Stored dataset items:
+++
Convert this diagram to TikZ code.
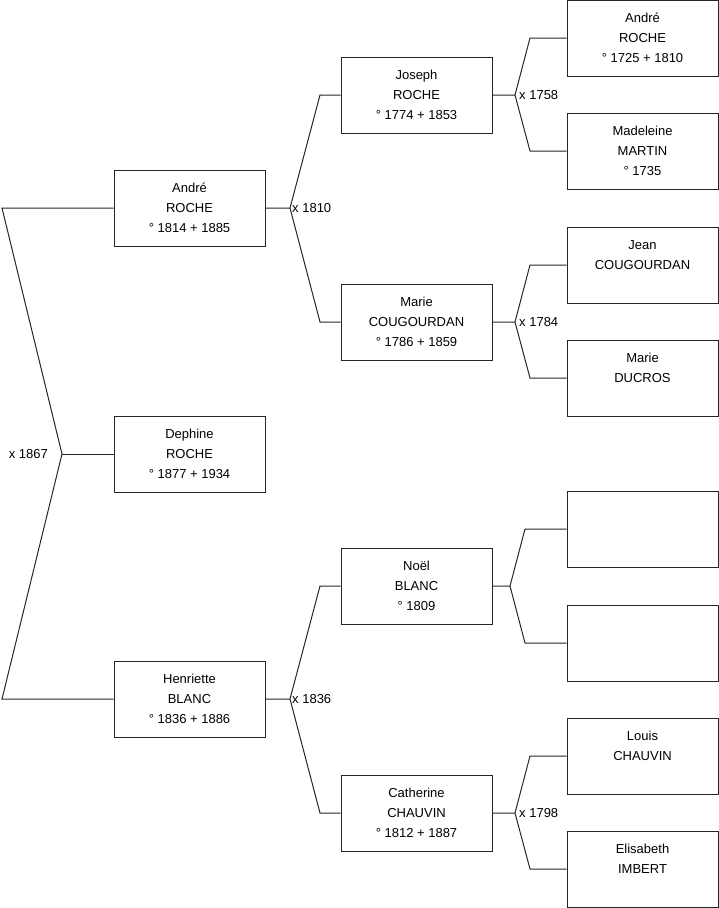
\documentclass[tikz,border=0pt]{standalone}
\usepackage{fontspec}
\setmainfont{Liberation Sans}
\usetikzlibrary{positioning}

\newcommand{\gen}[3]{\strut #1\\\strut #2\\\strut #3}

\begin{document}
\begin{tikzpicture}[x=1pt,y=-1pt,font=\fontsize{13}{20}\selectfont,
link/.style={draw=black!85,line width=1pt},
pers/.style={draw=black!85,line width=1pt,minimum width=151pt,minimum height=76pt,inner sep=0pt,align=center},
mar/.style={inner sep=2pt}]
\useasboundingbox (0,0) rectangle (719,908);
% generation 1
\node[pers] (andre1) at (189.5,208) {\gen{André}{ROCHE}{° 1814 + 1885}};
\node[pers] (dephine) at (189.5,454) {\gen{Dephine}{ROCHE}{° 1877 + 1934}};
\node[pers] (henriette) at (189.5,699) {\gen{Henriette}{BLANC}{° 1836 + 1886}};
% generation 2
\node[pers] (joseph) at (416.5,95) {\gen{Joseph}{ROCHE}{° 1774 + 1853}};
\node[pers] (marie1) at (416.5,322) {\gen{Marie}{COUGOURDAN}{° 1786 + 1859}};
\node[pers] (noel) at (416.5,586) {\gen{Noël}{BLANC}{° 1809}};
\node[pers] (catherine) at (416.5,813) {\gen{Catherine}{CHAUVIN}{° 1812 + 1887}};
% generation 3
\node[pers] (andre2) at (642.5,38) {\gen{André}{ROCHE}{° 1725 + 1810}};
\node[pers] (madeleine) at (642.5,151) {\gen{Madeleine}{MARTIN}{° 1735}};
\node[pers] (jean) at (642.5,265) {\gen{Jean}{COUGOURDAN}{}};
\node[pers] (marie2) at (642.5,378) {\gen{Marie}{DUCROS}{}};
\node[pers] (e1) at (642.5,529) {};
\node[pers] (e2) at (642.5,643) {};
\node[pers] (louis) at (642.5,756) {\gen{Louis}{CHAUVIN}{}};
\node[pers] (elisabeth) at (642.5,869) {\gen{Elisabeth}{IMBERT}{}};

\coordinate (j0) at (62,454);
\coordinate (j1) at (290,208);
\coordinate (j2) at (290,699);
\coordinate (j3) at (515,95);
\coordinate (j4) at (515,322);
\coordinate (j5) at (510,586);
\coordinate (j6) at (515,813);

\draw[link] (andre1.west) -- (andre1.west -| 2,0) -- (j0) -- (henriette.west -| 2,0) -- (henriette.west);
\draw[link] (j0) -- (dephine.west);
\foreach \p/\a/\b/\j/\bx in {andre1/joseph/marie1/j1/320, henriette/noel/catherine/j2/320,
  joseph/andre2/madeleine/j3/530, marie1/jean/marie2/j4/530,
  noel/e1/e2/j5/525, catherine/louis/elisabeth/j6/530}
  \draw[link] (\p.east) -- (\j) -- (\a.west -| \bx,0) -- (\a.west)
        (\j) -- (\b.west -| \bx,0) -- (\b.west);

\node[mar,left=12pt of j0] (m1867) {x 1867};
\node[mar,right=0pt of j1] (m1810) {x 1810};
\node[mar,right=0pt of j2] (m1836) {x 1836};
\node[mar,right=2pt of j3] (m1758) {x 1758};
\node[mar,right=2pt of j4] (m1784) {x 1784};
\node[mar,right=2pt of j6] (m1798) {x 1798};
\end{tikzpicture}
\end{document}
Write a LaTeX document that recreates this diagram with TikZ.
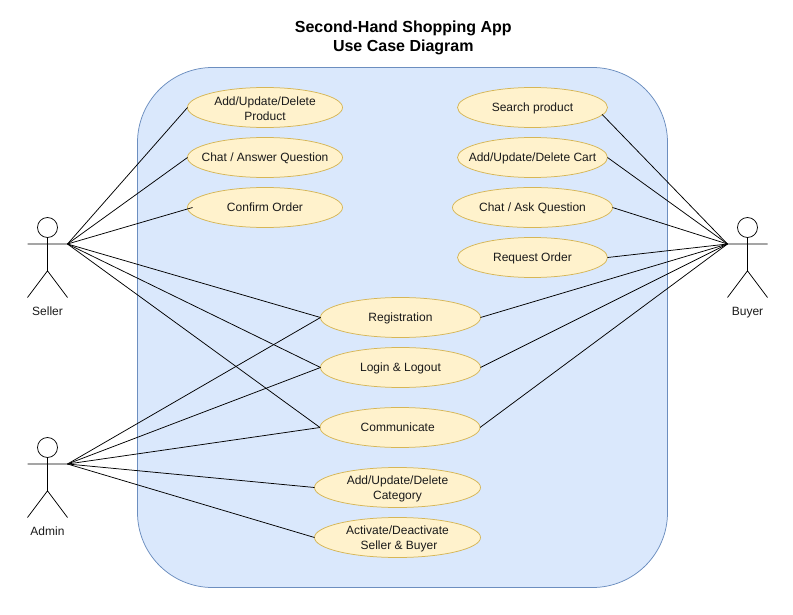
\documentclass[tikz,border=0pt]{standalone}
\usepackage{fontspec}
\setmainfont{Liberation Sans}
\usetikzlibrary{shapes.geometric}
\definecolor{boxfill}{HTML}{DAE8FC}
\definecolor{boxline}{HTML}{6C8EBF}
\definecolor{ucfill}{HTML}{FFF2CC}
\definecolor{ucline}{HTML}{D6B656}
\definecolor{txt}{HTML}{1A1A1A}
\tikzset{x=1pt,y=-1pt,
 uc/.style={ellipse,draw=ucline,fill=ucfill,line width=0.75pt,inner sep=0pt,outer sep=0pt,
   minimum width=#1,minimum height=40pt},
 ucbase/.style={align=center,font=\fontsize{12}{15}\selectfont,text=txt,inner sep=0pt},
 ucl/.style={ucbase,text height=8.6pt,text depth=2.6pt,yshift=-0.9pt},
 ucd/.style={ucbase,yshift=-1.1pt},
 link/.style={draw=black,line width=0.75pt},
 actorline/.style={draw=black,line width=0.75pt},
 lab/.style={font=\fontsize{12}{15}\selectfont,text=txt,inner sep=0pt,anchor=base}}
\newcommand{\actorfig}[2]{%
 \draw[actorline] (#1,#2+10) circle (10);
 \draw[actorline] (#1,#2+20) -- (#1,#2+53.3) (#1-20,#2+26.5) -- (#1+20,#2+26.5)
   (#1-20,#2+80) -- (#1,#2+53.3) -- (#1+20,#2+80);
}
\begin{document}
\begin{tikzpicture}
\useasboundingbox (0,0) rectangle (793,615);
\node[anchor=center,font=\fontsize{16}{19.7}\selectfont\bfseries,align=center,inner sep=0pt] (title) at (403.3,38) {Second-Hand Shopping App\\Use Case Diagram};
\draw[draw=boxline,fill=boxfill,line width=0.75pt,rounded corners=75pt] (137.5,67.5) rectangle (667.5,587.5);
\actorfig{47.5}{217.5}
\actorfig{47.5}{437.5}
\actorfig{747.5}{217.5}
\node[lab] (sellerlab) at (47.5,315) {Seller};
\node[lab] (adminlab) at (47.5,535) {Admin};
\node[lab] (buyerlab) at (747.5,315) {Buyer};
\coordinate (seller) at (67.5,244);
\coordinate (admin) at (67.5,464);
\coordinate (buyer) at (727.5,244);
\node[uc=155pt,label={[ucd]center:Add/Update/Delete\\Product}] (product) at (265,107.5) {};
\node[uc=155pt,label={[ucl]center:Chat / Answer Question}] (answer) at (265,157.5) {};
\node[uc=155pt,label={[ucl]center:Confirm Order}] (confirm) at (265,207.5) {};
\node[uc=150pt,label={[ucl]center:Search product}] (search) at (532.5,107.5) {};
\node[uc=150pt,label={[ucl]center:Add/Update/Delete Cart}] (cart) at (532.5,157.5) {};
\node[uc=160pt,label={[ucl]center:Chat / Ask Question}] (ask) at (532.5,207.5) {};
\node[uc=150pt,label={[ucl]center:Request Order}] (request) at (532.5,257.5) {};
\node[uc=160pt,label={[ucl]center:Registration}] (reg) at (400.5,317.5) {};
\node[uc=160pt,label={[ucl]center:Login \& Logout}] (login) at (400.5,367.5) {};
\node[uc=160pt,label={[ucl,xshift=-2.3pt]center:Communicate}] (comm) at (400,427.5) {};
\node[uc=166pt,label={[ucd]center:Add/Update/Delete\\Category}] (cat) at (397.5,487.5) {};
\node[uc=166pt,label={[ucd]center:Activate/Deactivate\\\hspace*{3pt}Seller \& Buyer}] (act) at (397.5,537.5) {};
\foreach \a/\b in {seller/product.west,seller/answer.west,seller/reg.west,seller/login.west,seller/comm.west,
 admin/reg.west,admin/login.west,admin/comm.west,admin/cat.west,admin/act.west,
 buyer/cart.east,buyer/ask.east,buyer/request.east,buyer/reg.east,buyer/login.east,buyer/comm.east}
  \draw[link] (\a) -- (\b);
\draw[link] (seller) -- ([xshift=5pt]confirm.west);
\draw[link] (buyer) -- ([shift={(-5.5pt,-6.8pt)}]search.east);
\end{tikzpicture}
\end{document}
+++
▸ WORK REQUIRED
Do not include the images; transcribe the rest of the listing exactly.

▸ EXERCISE OUTPUT
Convert this diagram to TikZ code.
\documentclass[tikz,border=0pt]{standalone}
\usepackage{fontspec}
\setmainfont{Liberation Sans}
\usetikzlibrary{positioning}

\newcommand{\gen}[3]{\strut #1\\\strut #2\\\strut #3}

\begin{document}
\begin{tikzpicture}[x=1pt,y=-1pt,font=\fontsize{13}{20}\selectfont,
link/.style={draw=black!85,line width=1pt},
pers/.style={draw=black!85,line width=1pt,minimum width=151pt,minimum height=76pt,inner sep=0pt,align=center},
mar/.style={inner sep=2pt}]
\useasboundingbox (0,0) rectangle (719,908);
% generation 1
\node[pers] (andre1) at (189.5,208) {\gen{André}{ROCHE}{° 1814 + 1885}};
\node[pers] (dephine) at (189.5,454) {\gen{Dephine}{ROCHE}{° 1877 + 1934}};
\node[pers] (henriette) at (189.5,699) {\gen{Henriette}{BLANC}{° 1836 + 1886}};
% generation 2
\node[pers] (joseph) at (416.5,95) {\gen{Joseph}{ROCHE}{° 1774 + 1853}};
\node[pers] (marie1) at (416.5,322) {\gen{Marie}{COUGOURDAN}{° 1786 + 1859}};
\node[pers] (noel) at (416.5,586) {\gen{Noël}{BLANC}{° 1809}};
\node[pers] (catherine) at (416.5,813) {\gen{Catherine}{CHAUVIN}{° 1812 + 1887}};
% generation 3
\node[pers] (andre2) at (642.5,38) {\gen{André}{ROCHE}{° 1725 + 1810}};
\node[pers] (madeleine) at (642.5,151) {\gen{Madeleine}{MARTIN}{° 1735}};
\node[pers] (jean) at (642.5,265) {\gen{Jean}{COUGOURDAN}{}};
\node[pers] (marie2) at (642.5,378) {\gen{Marie}{DUCROS}{}};
\node[pers] (e1) at (642.5,529) {};
\node[pers] (e2) at (642.5,643) {};
\node[pers] (louis) at (642.5,756) {\gen{Louis}{CHAUVIN}{}};
\node[pers] (elisabeth) at (642.5,869) {\gen{Elisabeth}{IMBERT}{}};

\coordinate (j0) at (62,454);
\coordinate (j1) at (290,208);
\coordinate (j2) at (290,699);
\coordinate (j3) at (515,95);
\coordinate (j4) at (515,322);
\coordinate (j5) at (510,586);
\coordinate (j6) at (515,813);

\draw[link] (andre1.west) -- (andre1.west -| 2,0) -- (j0) -- (henriette.west -| 2,0) -- (henriette.west);
\draw[link] (j0) -- (dephine.west);
\foreach \p/\a/\b/\j/\bx in {andre1/joseph/marie1/j1/320, henriette/noel/catherine/j2/320,
  joseph/andre2/madeleine/j3/530, marie1/jean/marie2/j4/530,
  noel/e1/e2/j5/525, catherine/louis/elisabeth/j6/530}
  \draw[link] (\p.east) -- (\j) -- (\a.west -| \bx,0) -- (\a.west)
        (\j) -- (\b.west -| \bx,0) -- (\b.west);

\node[mar,left=12pt of j0] (m1867) {x 1867};
\node[mar,right=0pt of j1] (m1810) {x 1810};
\node[mar,right=0pt of j2] (m1836) {x 1836};
\node[mar,right=2pt of j3] (m1758) {x 1758};
\node[mar,right=2pt of j4] (m1784) {x 1784};
\node[mar,right=2pt of j6] (m1798) {x 1798};
\end{tikzpicture}
\end{document}
Write a LaTeX document that recreates this diagram with TikZ.
\documentclass[tikz,border=0pt]{standalone}
\usepackage{fontspec}
\setmainfont{Liberation Sans}
\usetikzlibrary{shapes.geometric}
\definecolor{boxfill}{HTML}{DAE8FC}
\definecolor{boxline}{HTML}{6C8EBF}
\definecolor{ucfill}{HTML}{FFF2CC}
\definecolor{ucline}{HTML}{D6B656}
\definecolor{txt}{HTML}{1A1A1A}
\tikzset{x=1pt,y=-1pt,
 uc/.style={ellipse,draw=ucline,fill=ucfill,line width=0.75pt,inner sep=0pt,outer sep=0pt,
   minimum width=#1,minimum height=40pt},
 ucbase/.style={align=center,font=\fontsize{12}{15}\selectfont,text=txt,inner sep=0pt},
 ucl/.style={ucbase,text height=8.6pt,text depth=2.6pt,yshift=-0.9pt},
 ucd/.style={ucbase,yshift=-1.1pt},
 link/.style={draw=black,line width=0.75pt},
 actorline/.style={draw=black,line width=0.75pt},
 lab/.style={font=\fontsize{12}{15}\selectfont,text=txt,inner sep=0pt,anchor=base}}
\newcommand{\actorfig}[2]{%
 \draw[actorline] (#1,#2+10) circle (10);
 \draw[actorline] (#1,#2+20) -- (#1,#2+53.3) (#1-20,#2+26.5) -- (#1+20,#2+26.5)
   (#1-20,#2+80) -- (#1,#2+53.3) -- (#1+20,#2+80);
}
\begin{document}
\begin{tikzpicture}
\useasboundingbox (0,0) rectangle (793,615);
\node[anchor=center,font=\fontsize{16}{19.7}\selectfont\bfseries,align=center,inner sep=0pt] (title) at (403.3,38) {Second-Hand Shopping App\\Use Case Diagram};
\draw[draw=boxline,fill=boxfill,line width=0.75pt,rounded corners=75pt] (137.5,67.5) rectangle (667.5,587.5);
\actorfig{47.5}{217.5}
\actorfig{47.5}{437.5}
\actorfig{747.5}{217.5}
\node[lab] (sellerlab) at (47.5,315) {Seller};
\node[lab] (adminlab) at (47.5,535) {Admin};
\node[lab] (buyerlab) at (747.5,315) {Buyer};
\coordinate (seller) at (67.5,244);
\coordinate (admin) at (67.5,464);
\coordinate (buyer) at (727.5,244);
\node[uc=155pt,label={[ucd]center:Add/Update/Delete\\Product}] (product) at (265,107.5) {};
\node[uc=155pt,label={[ucl]center:Chat / Answer Question}] (answer) at (265,157.5) {};
\node[uc=155pt,label={[ucl]center:Confirm Order}] (confirm) at (265,207.5) {};
\node[uc=150pt,label={[ucl]center:Search product}] (search) at (532.5,107.5) {};
\node[uc=150pt,label={[ucl]center:Add/Update/Delete Cart}] (cart) at (532.5,157.5) {};
\node[uc=160pt,label={[ucl]center:Chat / Ask Question}] (ask) at (532.5,207.5) {};
\node[uc=150pt,label={[ucl]center:Request Order}] (request) at (532.5,257.5) {};
\node[uc=160pt,label={[ucl]center:Registration}] (reg) at (400.5,317.5) {};
\node[uc=160pt,label={[ucl]center:Login \& Logout}] (login) at (400.5,367.5) {};
\node[uc=160pt,label={[ucl,xshift=-2.3pt]center:Communicate}] (comm) at (400,427.5) {};
\node[uc=166pt,label={[ucd]center:Add/Update/Delete\\Category}] (cat) at (397.5,487.5) {};
\node[uc=166pt,label={[ucd]center:Activate/Deactivate\\\hspace*{3pt}Seller \& Buyer}] (act) at (397.5,537.5) {};
\foreach \a/\b in {seller/product.west,seller/answer.west,seller/reg.west,seller/login.west,seller/comm.west,
 admin/reg.west,admin/login.west,admin/comm.west,admin/cat.west,admin/act.west,
 buyer/cart.east,buyer/ask.east,buyer/request.east,buyer/reg.east,buyer/login.east,buyer/comm.east}
  \draw[link] (\a) -- (\b);
\draw[link] (seller) -- ([xshift=5pt]confirm.west);
\draw[link] (buyer) -- ([shift={(-5.5pt,-6.8pt)}]search.east);
\end{tikzpicture}
\end{document}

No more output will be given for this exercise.